Restate the data word for word and leave the images out.

'''

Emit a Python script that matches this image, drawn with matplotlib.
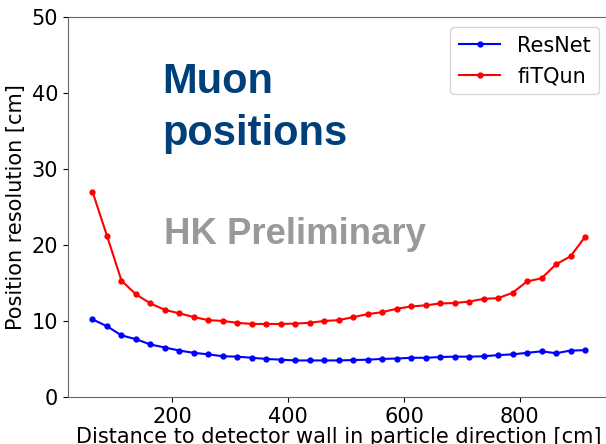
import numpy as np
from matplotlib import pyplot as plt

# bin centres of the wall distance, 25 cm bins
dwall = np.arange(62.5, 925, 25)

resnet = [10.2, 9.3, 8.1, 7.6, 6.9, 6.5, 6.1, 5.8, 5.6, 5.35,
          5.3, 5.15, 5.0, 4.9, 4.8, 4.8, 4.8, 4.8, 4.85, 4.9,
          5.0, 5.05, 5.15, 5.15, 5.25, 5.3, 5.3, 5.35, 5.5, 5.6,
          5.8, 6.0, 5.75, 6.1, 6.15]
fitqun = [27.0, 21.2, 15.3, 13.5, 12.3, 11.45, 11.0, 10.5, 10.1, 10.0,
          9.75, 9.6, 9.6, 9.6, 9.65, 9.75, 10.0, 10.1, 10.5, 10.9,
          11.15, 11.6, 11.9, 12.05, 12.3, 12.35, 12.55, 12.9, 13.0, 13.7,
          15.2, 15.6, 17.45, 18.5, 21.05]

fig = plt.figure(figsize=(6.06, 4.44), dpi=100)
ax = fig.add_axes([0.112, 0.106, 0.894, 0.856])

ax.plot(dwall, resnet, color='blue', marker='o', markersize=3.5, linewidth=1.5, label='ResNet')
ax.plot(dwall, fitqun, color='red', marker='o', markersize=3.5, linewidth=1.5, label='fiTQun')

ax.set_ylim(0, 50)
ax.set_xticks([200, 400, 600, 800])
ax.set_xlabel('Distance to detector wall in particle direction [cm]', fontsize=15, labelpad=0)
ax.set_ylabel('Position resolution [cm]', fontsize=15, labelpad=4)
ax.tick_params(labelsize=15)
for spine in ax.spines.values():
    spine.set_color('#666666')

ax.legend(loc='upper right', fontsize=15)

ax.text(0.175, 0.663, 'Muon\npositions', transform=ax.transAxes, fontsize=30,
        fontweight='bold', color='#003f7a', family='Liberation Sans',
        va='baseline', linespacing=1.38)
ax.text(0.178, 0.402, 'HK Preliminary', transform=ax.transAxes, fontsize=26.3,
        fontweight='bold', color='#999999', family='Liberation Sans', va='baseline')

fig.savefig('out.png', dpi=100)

'''

## TASK OUTPUT:
Emit a Python script that matches this image, drawn with matplotlib.
import numpy as np
from matplotlib import pyplot as plt

# bin centres of the wall distance, 25 cm bins
dwall = np.arange(62.5, 925, 25)

resnet = [10.2, 9.3, 8.1, 7.6, 6.9, 6.5, 6.1, 5.8, 5.6, 5.35,
          5.3, 5.15, 5.0, 4.9, 4.8, 4.8, 4.8, 4.8, 4.85, 4.9,
          5.0, 5.05, 5.15, 5.15, 5.25, 5.3, 5.3, 5.35, 5.5, 5.6,
          5.8, 6.0, 5.75, 6.1, 6.15]
fitqun = [27.0, 21.2, 15.3, 13.5, 12.3, 11.45, 11.0, 10.5, 10.1, 10.0,
          9.75, 9.6, 9.6, 9.6, 9.65, 9.75, 10.0, 10.1, 10.5, 10.9,
          11.15, 11.6, 11.9, 12.05, 12.3, 12.35, 12.55, 12.9, 13.0, 13.7,
          15.2, 15.6, 17.45, 18.5, 21.05]

fig = plt.figure(figsize=(6.06, 4.44), dpi=100)
ax = fig.add_axes([0.112, 0.106, 0.894, 0.856])

ax.plot(dwall, resnet, color='blue', marker='o', markersize=3.5, linewidth=1.5, label='ResNet')
ax.plot(dwall, fitqun, color='red', marker='o', markersize=3.5, linewidth=1.5, label='fiTQun')

ax.set_ylim(0, 50)
ax.set_xticks([200, 400, 600, 800])
ax.set_xlabel('Distance to detector wall in particle direction [cm]', fontsize=15, labelpad=0)
ax.set_ylabel('Position resolution [cm]', fontsize=15, labelpad=4)
ax.tick_params(labelsize=15)
for spine in ax.spines.values():
    spine.set_color('#666666')

ax.legend(loc='upper right', fontsize=15)

ax.text(0.175, 0.663, 'Muon\npositions', transform=ax.transAxes, fontsize=30,
        fontweight='bold', color='#003f7a', family='Liberation Sans',
        va='baseline', linespacing=1.38)
ax.text(0.178, 0.402, 'HK Preliminary', transform=ax.transAxes, fontsize=26.3,
        fontweight='bold', color='#999999', family='Liberation Sans', va='baseline')

fig.savefig('out.png', dpi=100)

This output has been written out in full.